The common calculus is to choose the most memorable number, putting the score’s best foot forward as the audience’s dancing feet scuttle out of the theater.
Some musicals up the ante by tacking on a new, albeit generally slight ditty, slight because it’s more of a superficial farewell than a substantive denouement to the story.
Youtube’s available recordings of Hairspray‘s “You Can’t Stop The Beat” lops off the album’s bonus material. If you dial it up on your preferred streaming platform (or, you know, if you own the CD!!!), note how this “finale” technically ends with 40 seconds left in the track, then there’s a tiny pause, and then a seemingly different, 30-second song starts. On stage, this microscopic song is sung after the cast has taken their bows, right before the curtain comes down for good. One last musical pat on the ass on our way out the door.
But since most musicals aren’t blessed with a big finish that goes as fucking hard as “You Can’t Stop the Beat,” they try to recreate through other means this joyous cacophony that might help the audience forget any of their earlier gripes with the show (with Hairspray?! Sacrilege!).
I’m sure there are oodles of older instances to cite — I primed you for this unresearched, armchair history! — but in my theatergoing career, my first exposure to an afterture can be traced to (hold your nose) Mamma Mia!
For two acts over 150 minutes (PTSD alert), this Abba spectacular tells one fairly cohesive story (it’s less a story than it is cohesive!). And then that story ends. Blackout. Cue the curtain call?
More like: cue the curtain call concert!
The cast breaks into what can only be described as a choreographed cover concert. In fairness, that’s an apt description for the whole show…but most of the musical numbers are still positioned as if they’re forwarding the main story (more in attempt than execution). But there’s no more story to forward by the time the concert starts. A possible narrative justification is that we’re witnessing the actual performance at her story-culminating wedding, and the audience has become the partygoers being performed to.

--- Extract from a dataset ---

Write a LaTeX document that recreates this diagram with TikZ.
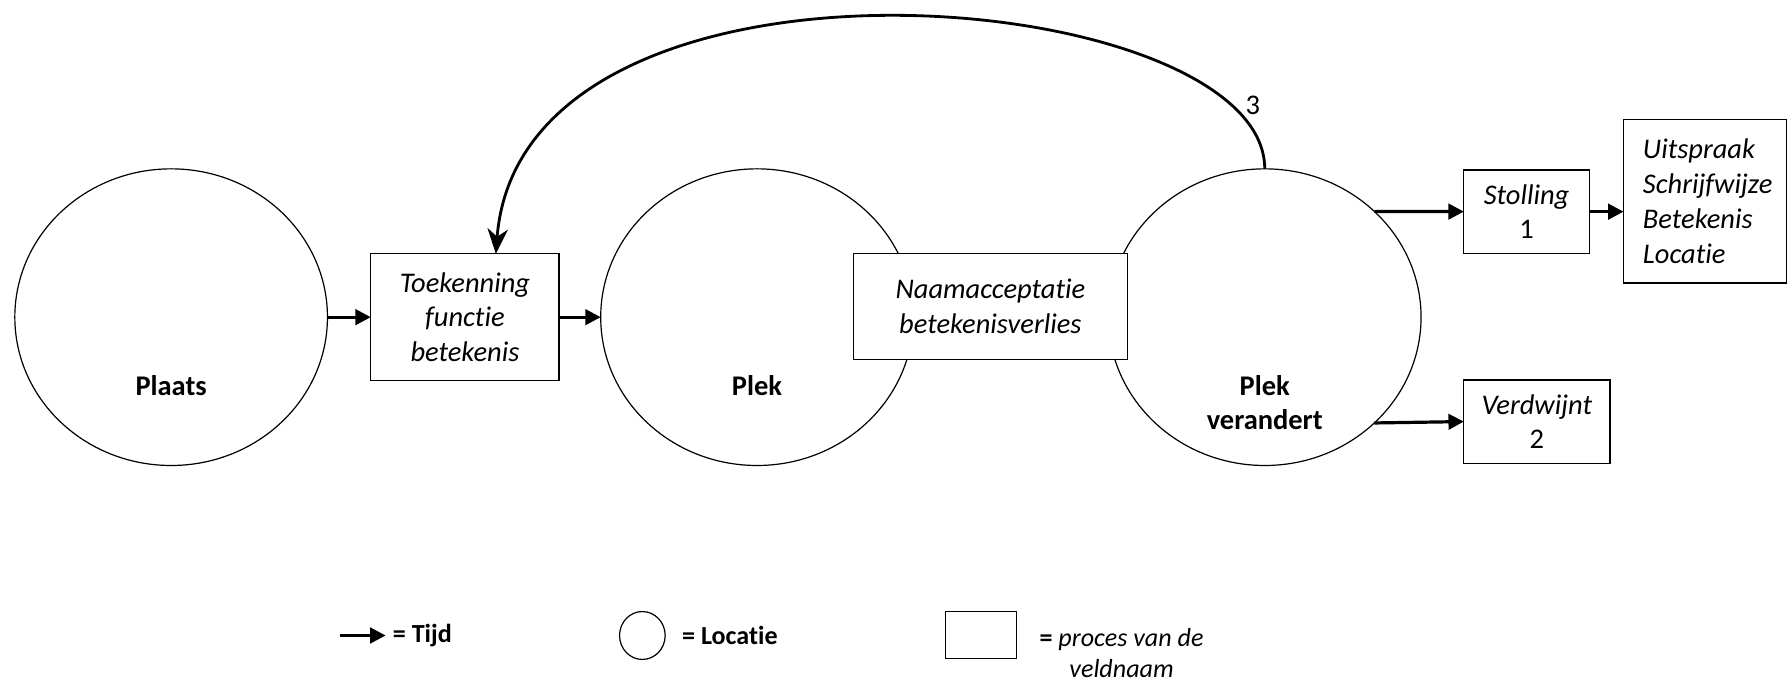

But its primary purpose seems to be to ensure that audiences walk out of the theater on a musical high. To do so, the show puts forth ABBA’s musical highs, a greatest hits curtain call compilation concert encore medley.
But guess what: it freaking worked! I still remember my grandma shouting about how my perennially stoic grandfather was dancing up the aisles with the rest of the house; it was her lasting memory of the show. The artistically questionable fluff that preceded it? Who cares, when it promises to lead to such glory!!!
And she wasn’t alone! Clips of these afterture moments were even used in commercials for the New York run at the time!
The idea of an afterture operates by a similar logic to an overture — excerpts of the score — except it occurs afterwards. Thus: afterture.
I’m a genius wordsmith.
London’s production of The Commitments doubled down on the shamelessness of Mamma Mia!’s afterture. Whereas the latter’s was a relatively minuscule length, The Commitments boasted a full-on 30-minute concert, with nary a plot point in sight.
And honestly, it was the most enjoyable stretch of the evening!
But both of these featured classic songs to which the audience already had a personal relationship.
Six takes this afterture formula a step further, by shoehorning in its original score. During the curtain call, each of the six QWEEENS (SLAAAAY; eyeroll) belt snippets of their individual songs, the greatest hits of the hits, if you will. Remember all those early bangers you loved? Well, in case not, here’s a reminder; NOW TELL ALL YOUR FRIENDS!!!
“Listen up / Let me retell you the story / The story that you know you’ve just heard before.”
It’s like Max Bialystock’s warp-speed recap in The Producers’ “Betrayed.”
And last Broadway season’s POTUS was the rare play to get into the game, but it wasn’t an afterture; merely a dramaturgically-bonkers dance finale to strike a final triumphant note for easily satiated audiences.